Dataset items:
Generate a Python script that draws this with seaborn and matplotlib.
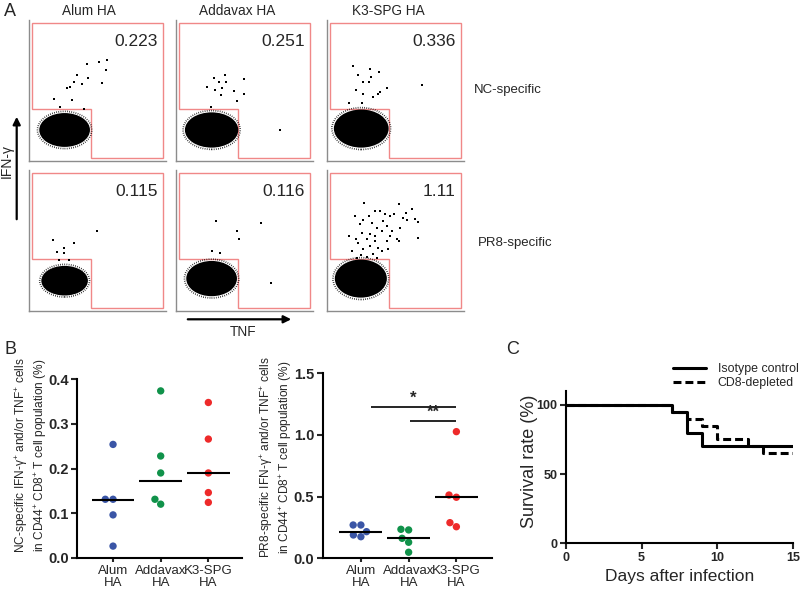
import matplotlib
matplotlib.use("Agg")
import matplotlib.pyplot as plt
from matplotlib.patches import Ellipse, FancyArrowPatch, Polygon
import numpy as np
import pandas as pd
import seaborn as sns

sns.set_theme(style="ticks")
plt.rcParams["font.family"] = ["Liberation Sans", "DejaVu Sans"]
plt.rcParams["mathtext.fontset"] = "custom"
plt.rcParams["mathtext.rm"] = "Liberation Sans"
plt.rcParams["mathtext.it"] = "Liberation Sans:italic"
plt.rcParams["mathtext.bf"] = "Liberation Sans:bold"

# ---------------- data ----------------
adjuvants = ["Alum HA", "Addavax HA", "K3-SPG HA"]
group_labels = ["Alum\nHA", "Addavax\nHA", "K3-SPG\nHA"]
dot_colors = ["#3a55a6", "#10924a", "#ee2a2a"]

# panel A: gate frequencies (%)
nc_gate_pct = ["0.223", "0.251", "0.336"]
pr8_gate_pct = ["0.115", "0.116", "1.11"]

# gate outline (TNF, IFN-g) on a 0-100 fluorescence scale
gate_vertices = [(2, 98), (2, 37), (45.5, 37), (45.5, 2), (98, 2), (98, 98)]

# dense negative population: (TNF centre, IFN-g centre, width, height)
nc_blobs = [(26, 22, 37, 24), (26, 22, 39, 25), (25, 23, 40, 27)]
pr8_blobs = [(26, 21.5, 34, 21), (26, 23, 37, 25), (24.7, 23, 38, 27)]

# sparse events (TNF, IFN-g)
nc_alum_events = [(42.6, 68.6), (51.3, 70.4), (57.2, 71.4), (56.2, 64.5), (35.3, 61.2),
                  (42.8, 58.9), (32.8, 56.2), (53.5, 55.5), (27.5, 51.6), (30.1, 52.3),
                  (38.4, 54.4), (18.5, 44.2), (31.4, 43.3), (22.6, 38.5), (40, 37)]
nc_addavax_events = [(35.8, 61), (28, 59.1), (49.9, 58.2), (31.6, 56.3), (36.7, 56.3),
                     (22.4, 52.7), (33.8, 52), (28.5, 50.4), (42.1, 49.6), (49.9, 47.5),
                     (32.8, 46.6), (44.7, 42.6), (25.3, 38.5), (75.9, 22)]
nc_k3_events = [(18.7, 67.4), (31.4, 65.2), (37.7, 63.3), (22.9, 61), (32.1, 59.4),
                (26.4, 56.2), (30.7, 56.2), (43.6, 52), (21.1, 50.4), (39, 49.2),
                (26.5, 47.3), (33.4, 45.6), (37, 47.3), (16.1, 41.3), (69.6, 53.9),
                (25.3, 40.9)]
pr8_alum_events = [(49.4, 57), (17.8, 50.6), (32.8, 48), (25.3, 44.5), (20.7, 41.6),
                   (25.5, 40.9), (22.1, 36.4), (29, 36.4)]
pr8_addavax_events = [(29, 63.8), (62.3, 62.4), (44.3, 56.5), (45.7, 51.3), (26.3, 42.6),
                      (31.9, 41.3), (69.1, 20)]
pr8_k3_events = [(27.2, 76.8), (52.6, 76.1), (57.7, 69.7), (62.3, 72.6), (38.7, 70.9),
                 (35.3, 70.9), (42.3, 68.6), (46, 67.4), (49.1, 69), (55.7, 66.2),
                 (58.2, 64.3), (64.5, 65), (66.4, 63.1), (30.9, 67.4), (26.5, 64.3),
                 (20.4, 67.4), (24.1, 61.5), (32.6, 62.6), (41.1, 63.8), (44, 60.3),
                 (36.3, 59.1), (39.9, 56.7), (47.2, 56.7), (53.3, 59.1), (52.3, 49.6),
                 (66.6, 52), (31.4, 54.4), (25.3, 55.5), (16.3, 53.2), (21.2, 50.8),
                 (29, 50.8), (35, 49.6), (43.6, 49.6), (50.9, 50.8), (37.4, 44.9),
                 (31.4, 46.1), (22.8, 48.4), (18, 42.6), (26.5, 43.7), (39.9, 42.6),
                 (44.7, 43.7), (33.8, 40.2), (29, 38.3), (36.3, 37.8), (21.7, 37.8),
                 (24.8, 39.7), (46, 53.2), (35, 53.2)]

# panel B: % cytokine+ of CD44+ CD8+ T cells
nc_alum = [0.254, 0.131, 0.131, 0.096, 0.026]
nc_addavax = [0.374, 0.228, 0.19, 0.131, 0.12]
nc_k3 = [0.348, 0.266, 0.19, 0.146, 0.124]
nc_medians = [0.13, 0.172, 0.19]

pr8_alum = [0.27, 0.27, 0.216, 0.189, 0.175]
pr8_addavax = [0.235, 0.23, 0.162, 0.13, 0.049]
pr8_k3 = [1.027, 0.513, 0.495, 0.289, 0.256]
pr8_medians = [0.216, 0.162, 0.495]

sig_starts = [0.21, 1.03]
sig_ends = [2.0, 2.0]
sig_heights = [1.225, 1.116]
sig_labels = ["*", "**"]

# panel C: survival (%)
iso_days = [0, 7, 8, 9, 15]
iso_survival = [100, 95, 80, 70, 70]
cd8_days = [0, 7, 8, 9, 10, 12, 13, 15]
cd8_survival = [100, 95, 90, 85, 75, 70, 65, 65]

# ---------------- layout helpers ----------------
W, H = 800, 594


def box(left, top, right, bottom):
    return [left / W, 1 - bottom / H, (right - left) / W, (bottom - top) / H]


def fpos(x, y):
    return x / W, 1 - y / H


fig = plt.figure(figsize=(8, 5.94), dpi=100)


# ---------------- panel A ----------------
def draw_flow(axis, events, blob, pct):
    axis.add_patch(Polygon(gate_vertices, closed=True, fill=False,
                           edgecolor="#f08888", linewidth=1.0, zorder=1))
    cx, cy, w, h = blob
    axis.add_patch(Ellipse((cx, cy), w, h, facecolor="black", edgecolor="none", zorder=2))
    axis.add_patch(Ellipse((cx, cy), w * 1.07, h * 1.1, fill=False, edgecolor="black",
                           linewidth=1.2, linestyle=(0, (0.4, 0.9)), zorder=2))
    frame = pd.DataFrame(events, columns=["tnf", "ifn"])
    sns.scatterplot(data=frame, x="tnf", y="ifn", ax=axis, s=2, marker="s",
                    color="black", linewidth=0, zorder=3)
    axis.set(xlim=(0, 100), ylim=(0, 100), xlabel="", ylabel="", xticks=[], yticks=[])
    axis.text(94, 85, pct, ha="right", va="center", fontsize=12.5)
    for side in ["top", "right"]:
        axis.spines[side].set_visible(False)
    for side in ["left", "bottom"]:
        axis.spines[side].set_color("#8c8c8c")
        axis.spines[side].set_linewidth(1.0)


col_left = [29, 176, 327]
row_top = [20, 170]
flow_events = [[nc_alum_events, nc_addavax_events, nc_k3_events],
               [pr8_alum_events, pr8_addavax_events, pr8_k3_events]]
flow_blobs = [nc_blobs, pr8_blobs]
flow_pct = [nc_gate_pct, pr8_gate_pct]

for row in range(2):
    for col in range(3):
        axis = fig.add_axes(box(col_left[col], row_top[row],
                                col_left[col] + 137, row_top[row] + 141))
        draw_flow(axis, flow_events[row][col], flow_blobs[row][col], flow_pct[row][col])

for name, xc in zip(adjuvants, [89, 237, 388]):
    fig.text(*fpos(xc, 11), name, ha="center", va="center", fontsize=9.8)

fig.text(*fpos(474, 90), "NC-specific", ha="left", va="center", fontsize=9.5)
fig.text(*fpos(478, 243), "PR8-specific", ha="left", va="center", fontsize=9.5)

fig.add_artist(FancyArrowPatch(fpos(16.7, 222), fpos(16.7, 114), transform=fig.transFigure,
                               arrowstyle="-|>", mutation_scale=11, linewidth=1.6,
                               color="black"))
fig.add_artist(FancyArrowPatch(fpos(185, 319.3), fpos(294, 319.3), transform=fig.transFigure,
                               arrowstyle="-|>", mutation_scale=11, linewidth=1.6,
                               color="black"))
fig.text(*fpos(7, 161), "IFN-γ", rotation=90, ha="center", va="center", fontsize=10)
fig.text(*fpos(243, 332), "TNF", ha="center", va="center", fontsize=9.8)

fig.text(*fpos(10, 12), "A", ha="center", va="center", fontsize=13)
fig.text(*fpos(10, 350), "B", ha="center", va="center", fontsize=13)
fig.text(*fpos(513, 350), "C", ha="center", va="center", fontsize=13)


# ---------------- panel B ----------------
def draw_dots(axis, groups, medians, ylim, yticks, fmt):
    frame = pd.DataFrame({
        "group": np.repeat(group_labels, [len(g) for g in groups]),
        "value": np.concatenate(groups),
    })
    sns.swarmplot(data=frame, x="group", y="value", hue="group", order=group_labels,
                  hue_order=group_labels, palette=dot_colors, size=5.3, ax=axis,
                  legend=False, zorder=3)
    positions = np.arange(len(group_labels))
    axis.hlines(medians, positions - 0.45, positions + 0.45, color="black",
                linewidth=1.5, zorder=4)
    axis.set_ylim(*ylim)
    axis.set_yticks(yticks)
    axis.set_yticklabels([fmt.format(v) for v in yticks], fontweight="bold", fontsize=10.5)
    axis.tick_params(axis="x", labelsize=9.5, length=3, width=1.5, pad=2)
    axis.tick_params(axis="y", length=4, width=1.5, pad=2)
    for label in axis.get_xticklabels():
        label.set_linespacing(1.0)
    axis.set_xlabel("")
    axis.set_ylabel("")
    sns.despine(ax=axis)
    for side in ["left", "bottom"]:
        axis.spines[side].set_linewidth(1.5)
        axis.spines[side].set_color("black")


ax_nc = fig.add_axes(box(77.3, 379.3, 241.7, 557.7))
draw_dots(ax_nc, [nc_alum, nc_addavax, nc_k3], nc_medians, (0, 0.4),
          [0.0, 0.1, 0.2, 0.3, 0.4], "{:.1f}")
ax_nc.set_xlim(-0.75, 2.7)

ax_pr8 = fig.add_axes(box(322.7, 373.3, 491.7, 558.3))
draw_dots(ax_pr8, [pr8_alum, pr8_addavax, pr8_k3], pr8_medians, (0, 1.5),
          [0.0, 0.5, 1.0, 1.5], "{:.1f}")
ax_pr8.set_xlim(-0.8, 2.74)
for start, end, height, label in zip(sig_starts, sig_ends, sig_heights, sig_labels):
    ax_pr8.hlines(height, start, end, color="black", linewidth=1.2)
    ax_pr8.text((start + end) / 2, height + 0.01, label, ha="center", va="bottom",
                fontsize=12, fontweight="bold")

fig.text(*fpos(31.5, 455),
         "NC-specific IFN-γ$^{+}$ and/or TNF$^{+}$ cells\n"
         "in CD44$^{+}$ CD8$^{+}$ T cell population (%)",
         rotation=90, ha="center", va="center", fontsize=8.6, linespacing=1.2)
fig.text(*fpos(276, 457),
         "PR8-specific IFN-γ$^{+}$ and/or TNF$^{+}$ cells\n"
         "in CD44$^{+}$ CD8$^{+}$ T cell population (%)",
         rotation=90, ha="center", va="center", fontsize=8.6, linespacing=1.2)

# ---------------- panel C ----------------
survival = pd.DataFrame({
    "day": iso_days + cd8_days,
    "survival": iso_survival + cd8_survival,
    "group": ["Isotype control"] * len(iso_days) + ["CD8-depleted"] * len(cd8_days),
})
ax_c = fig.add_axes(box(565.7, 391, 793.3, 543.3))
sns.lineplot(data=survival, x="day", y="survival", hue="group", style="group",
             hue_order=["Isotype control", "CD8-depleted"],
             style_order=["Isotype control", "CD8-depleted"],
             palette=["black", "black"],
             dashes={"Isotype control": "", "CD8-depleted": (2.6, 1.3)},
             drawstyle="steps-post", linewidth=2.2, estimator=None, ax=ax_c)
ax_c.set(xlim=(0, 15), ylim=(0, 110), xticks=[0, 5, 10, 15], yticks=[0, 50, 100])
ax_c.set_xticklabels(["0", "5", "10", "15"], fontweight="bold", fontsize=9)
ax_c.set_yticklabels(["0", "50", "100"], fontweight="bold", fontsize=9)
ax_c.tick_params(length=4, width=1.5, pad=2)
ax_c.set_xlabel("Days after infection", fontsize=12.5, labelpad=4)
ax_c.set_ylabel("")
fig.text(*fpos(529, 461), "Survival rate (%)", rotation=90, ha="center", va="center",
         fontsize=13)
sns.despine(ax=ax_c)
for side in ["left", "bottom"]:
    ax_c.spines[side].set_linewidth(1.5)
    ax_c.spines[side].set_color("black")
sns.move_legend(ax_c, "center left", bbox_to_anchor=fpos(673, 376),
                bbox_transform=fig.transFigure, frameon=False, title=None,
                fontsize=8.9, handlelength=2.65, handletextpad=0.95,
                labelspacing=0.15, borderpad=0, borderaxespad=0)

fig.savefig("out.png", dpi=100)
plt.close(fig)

==

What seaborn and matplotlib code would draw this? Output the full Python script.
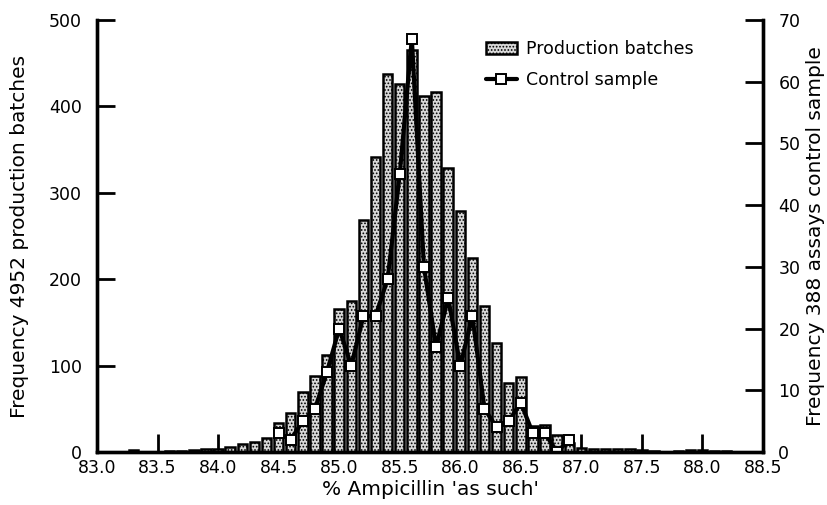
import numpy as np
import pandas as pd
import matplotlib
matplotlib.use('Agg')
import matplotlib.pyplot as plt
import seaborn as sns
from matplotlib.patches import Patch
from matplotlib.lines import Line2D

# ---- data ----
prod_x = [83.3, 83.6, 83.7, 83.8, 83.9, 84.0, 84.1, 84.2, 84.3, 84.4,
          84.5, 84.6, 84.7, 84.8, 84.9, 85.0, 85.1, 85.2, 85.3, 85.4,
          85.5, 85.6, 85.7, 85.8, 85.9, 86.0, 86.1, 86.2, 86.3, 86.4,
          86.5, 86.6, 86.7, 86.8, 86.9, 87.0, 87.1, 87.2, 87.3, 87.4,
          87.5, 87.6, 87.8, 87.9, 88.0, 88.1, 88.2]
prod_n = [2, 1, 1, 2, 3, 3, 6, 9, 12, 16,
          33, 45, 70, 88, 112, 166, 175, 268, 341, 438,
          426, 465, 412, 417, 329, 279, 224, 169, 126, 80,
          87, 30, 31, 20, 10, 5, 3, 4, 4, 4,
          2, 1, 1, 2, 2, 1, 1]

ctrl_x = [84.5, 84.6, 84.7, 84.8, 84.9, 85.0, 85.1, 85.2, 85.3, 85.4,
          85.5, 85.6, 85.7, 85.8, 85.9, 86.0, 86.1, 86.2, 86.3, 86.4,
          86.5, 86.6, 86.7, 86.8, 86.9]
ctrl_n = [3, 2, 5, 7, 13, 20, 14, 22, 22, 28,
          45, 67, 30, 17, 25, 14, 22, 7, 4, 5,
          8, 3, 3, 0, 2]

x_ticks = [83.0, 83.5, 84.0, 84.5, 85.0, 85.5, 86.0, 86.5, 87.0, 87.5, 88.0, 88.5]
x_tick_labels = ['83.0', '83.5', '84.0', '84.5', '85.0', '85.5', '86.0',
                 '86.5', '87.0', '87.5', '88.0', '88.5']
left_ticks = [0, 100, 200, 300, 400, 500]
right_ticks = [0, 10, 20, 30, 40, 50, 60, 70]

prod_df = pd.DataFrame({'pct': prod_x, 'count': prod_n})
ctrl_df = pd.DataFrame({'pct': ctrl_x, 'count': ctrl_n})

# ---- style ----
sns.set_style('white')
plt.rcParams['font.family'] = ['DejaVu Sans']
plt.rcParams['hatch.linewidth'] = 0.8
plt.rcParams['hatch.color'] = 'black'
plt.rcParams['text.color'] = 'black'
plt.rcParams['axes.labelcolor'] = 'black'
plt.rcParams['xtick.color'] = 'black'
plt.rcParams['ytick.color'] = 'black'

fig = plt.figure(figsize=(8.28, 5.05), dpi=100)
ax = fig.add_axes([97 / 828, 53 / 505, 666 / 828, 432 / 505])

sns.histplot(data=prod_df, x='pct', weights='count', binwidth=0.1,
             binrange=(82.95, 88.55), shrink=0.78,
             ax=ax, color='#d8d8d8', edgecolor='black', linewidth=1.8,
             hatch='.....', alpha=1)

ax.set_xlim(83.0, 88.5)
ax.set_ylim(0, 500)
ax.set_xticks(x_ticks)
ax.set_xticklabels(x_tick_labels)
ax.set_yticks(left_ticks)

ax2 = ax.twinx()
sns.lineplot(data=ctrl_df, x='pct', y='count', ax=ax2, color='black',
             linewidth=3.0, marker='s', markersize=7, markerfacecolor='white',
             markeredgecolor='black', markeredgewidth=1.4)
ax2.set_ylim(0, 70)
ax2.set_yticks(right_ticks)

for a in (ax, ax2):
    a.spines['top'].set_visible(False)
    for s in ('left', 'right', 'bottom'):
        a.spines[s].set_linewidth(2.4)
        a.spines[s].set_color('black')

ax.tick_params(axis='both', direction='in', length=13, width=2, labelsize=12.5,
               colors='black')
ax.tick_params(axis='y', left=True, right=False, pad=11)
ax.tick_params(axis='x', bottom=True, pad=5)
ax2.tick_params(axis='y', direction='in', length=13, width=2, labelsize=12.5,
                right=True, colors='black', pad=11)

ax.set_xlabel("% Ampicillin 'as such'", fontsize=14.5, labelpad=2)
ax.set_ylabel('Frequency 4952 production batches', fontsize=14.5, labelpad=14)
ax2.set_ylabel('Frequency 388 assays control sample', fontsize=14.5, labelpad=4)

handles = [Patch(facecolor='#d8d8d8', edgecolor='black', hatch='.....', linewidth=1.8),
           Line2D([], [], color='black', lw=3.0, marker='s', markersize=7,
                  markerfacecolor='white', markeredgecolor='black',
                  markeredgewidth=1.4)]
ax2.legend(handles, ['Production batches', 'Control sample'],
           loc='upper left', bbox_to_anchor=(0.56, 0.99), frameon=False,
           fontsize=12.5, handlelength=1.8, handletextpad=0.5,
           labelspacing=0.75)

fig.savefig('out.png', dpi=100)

### SET EXERCISE
Extract each line holding the string "script".

### EXERCISE OUTPUT
Generate a Python script that draws this with seaborn and matplotlib.
What seaborn and matplotlib code would draw this? Output the full Python script.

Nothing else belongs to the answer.